Stimulus money fueled Obama’s drive for clean energy projects, and in large part it fueled Republican opposition, notes David Goldston, who was staff director from 2001 to 2006 for the House Science Committee when it was in Republican Party hands. Today, he is director of government affairs for the Natural Resources Defense Council, an environmental group.

“For decades there has been a large element within the conservative wing of the Republican Party that has not believed the government should do anything in the energy area beyond basic research,” Goldston says. For them, he says, government has no role supporting clean energy growth.
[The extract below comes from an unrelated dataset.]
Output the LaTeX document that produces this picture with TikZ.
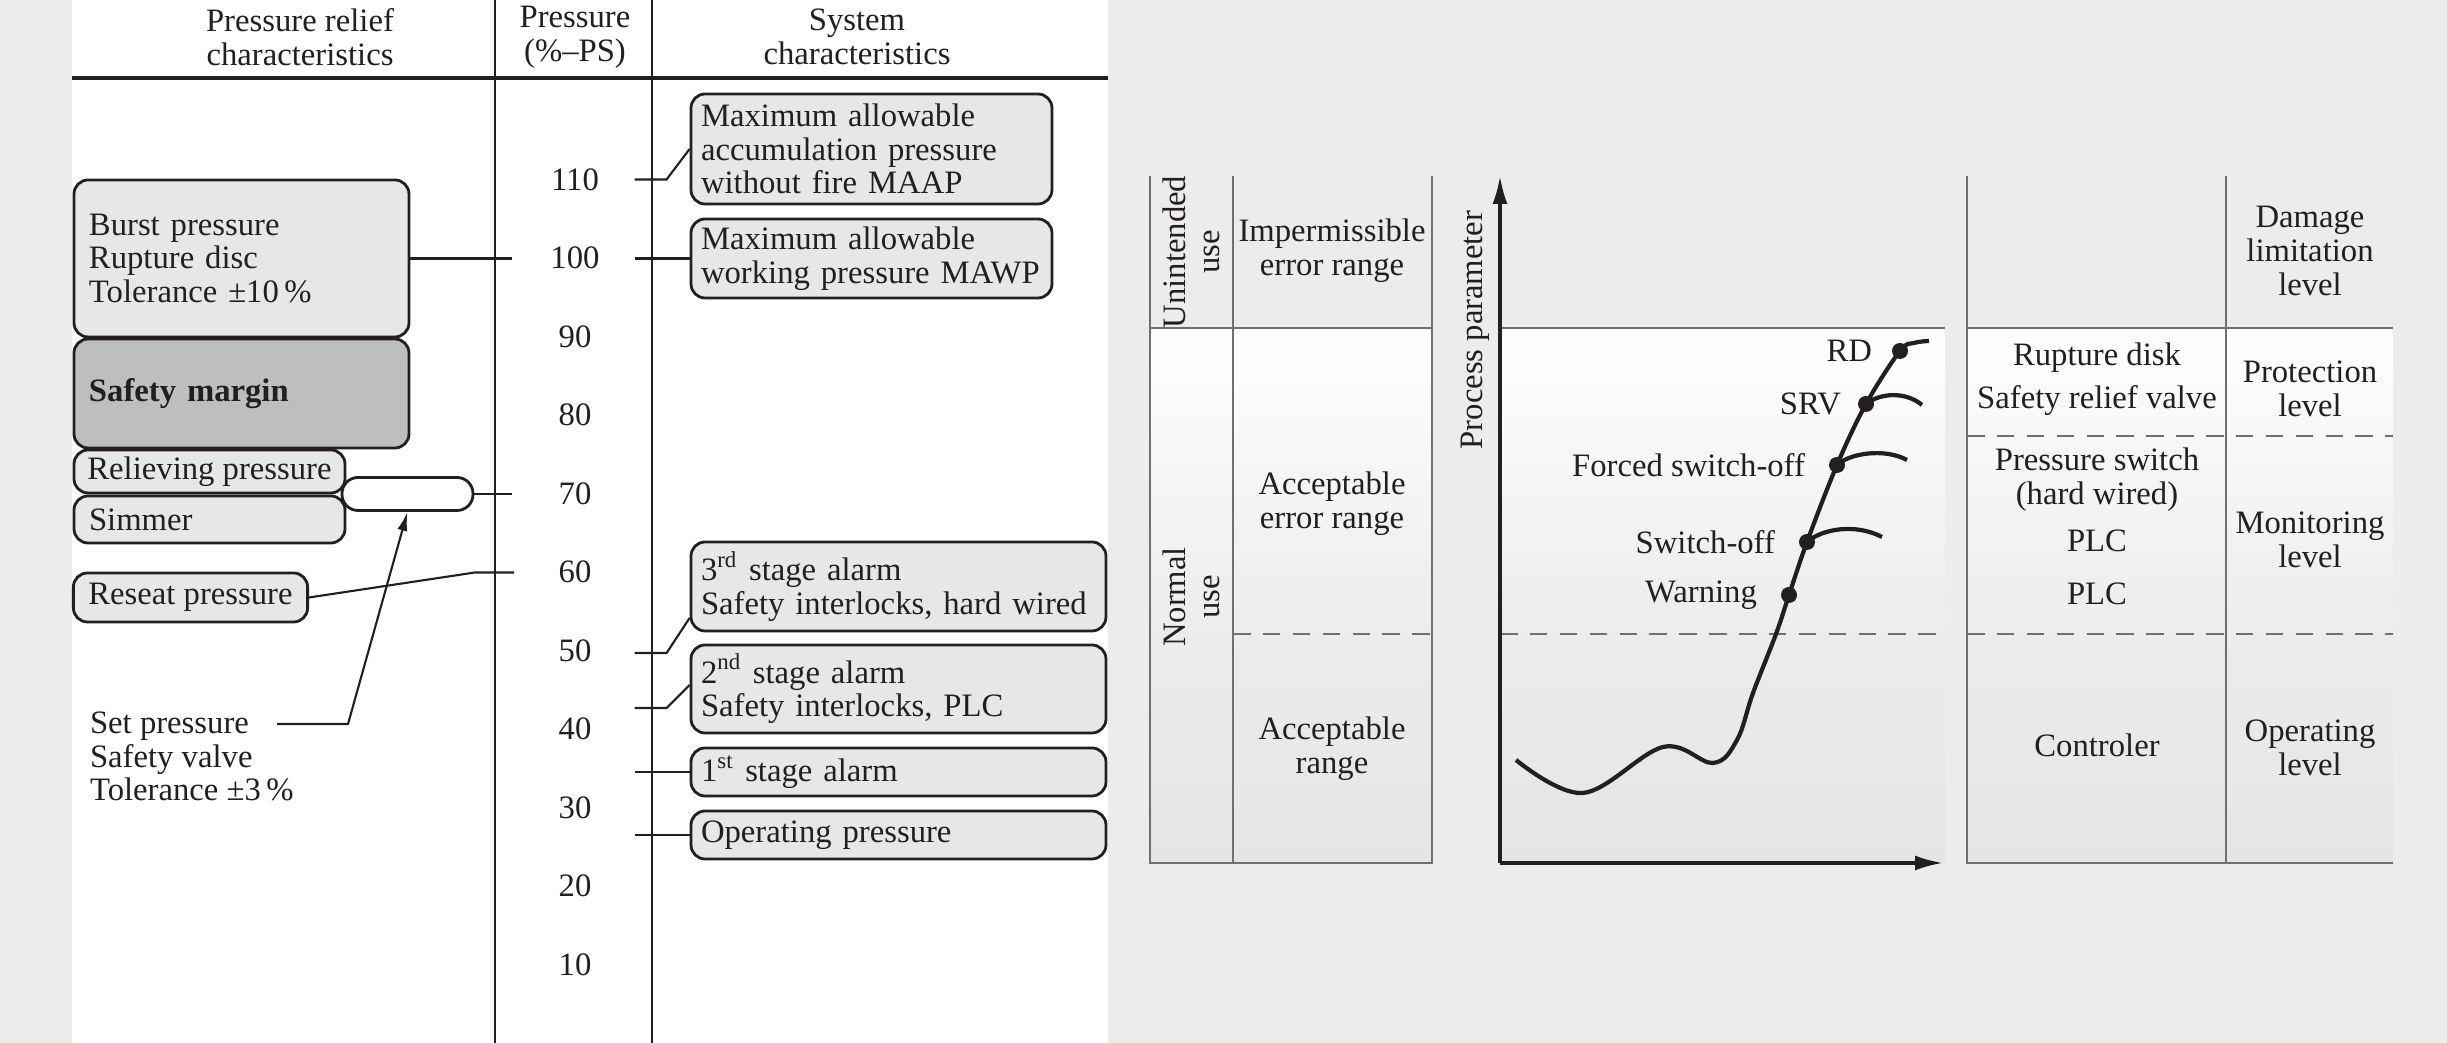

They believe, he adds, that it is a “fantasy” that clean energy can ever be a significant part of the economy.

“This goes back to the Ronald Reagan presidency, when that Administration eliminated all DOE applied research programs and tried to eliminate the department,” Goldston says. “What is different today is the virulence of the people making the argument.”

The Solyndra failure, he says, provides a new way to fight this longtime ideological battle. And it makes conservative Republicans’ views more palatable to the general public because it appears they are exposing a wrong, rather than reengaging a 40-year battle against government involvement in the energy sector.

“If we knew then what we know now, Solyndra wouldn’t have gotten the guarantee,” Goldston says. “But these things are all about risk. It wasn’t like Solyndra slipped through.

“It appears that there was a healthy debate within government,” he says, “considering the thousands of pages of redacted documents and e-mails that have been released.”

To develop energy sources beyond the current mix of coal, oil, and petroleum takes government support, Goldston says. These sources all took government aid in the past and now benefit from an established and paid-for infrastructure.

“It will take federal incentives and largesse to overcome structural advantages to change the nation’s course as it has in the past,” Goldston says. “There is no reason to assume this time will be different.”